--- BEGIN Information provided ---
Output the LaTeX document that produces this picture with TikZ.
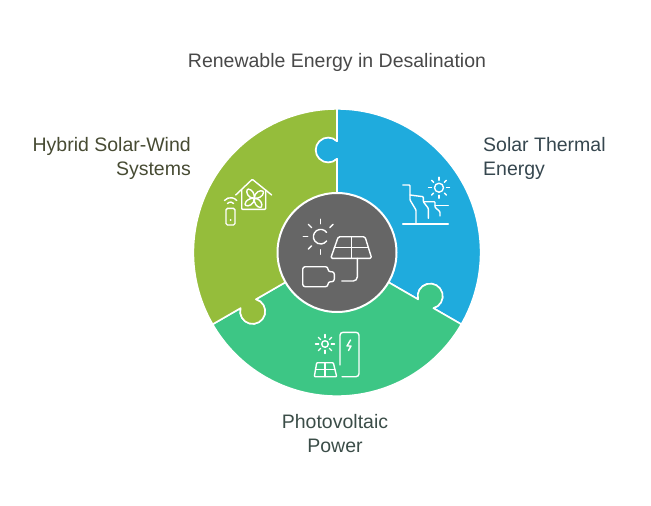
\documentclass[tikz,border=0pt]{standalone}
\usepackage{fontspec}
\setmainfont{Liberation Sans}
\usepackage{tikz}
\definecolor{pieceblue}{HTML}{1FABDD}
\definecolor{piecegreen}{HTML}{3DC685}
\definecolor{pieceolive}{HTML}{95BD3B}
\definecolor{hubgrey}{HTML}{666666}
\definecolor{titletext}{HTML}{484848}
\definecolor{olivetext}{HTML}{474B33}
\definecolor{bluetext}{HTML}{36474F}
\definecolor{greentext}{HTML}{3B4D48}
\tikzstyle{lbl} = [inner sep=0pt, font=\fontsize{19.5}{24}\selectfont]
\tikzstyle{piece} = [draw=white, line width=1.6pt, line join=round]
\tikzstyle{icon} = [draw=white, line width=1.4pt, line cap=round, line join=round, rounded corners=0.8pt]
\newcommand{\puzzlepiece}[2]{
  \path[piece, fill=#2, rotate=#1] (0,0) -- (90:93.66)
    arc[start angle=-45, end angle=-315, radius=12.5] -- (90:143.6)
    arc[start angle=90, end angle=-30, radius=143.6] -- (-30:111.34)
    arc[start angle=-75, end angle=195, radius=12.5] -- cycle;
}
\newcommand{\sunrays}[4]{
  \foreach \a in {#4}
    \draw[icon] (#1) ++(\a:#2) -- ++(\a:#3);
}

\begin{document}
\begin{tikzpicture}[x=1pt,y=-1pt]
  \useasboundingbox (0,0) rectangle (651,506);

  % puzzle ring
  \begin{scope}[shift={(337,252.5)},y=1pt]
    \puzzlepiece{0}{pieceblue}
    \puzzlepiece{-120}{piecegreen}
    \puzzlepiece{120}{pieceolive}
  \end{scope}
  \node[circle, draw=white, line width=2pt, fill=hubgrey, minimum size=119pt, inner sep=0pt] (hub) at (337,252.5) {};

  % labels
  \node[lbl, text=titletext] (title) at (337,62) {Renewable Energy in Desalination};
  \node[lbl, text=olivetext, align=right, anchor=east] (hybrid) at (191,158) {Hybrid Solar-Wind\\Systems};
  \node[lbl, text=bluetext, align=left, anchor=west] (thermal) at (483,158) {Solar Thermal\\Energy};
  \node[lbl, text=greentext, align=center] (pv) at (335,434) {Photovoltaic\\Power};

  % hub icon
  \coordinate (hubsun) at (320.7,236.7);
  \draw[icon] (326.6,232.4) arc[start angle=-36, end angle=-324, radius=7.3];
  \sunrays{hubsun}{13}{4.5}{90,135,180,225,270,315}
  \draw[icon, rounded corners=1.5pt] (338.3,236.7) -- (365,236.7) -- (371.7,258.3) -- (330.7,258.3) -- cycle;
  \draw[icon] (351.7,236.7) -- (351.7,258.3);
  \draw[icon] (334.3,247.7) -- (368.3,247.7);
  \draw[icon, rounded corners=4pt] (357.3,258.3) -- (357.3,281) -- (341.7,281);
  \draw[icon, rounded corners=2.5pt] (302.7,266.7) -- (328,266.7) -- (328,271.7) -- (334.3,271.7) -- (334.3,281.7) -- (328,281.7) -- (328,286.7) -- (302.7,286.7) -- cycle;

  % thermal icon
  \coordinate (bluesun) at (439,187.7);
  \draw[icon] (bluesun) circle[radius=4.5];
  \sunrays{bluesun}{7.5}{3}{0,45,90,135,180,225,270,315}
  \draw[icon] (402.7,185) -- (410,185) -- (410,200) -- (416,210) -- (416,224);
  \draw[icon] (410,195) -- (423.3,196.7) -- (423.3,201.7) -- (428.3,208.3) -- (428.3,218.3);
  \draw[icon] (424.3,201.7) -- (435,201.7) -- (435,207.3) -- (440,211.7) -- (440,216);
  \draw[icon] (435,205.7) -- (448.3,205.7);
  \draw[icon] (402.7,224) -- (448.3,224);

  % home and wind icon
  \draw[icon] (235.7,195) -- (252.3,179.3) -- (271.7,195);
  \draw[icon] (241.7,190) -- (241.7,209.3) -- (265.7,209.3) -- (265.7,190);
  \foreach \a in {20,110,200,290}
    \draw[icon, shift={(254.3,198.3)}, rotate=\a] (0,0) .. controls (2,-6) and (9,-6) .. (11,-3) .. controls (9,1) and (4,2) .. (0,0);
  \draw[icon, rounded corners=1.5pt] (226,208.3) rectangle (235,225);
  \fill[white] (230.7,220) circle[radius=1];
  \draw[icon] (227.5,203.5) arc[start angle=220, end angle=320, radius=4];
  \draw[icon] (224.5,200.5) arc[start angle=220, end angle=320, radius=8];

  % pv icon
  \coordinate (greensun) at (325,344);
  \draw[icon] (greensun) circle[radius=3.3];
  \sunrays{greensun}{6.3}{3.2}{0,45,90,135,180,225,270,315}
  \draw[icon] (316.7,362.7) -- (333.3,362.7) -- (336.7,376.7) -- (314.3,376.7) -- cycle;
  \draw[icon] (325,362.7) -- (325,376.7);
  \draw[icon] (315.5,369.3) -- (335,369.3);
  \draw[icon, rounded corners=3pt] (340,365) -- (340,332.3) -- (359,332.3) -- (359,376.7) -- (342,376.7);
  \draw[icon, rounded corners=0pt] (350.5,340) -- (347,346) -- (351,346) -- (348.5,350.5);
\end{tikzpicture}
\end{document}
--- END Information provided ---
▸ **Directions**: Starting at the top of the listing above, reproduce each line up to and including the one with "width=2pt, fill=hubgrey, minimum"; omit the pictures.

▸ **Solution**:
Output the LaTeX document that produces this picture with TikZ.
\documentclass[tikz,border=0pt]{standalone}
\usepackage{fontspec}
\setmainfont{Liberation Sans}
\usepackage{tikz}
\definecolor{pieceblue}{HTML}{1FABDD}
\definecolor{piecegreen}{HTML}{3DC685}
\definecolor{pieceolive}{HTML}{95BD3B}
\definecolor{hubgrey}{HTML}{666666}
\definecolor{titletext}{HTML}{484848}
\definecolor{olivetext}{HTML}{474B33}
\definecolor{bluetext}{HTML}{36474F}
\definecolor{greentext}{HTML}{3B4D48}
\tikzstyle{lbl} = [inner sep=0pt, font=\fontsize{19.5}{24}\selectfont]
\tikzstyle{piece} = [draw=white, line width=1.6pt, line join=round]
\tikzstyle{icon} = [draw=white, line width=1.4pt, line cap=round, line join=round, rounded corners=0.8pt]
\newcommand{\puzzlepiece}[2]{
  \path[piece, fill=#2, rotate=#1] (0,0) -- (90:93.66)
    arc[start angle=-45, end angle=-315, radius=12.5] -- (90:143.6)
    arc[start angle=90, end angle=-30, radius=143.6] -- (-30:111.34)
    arc[start angle=-75, end angle=195, radius=12.5] -- cycle;
}
\newcommand{\sunrays}[4]{
  \foreach \a in {#4}
    \draw[icon] (#1) ++(\a:#2) -- ++(\a:#3);
}

\begin{document}
\begin{tikzpicture}[x=1pt,y=-1pt]
  \useasboundingbox (0,0) rectangle (651,506);

  % puzzle ring
  \begin{scope}[shift={(337,252.5)},y=1pt]
    \puzzlepiece{0}{pieceblue}
    \puzzlepiece{-120}{piecegreen}
    \puzzlepiece{120}{pieceolive}
  \end{scope}
  \node[circle, draw=white, line width=2pt, fill=hubgrey, minimum size=119pt, inner sep=0pt] (hub) at (337,252.5) {};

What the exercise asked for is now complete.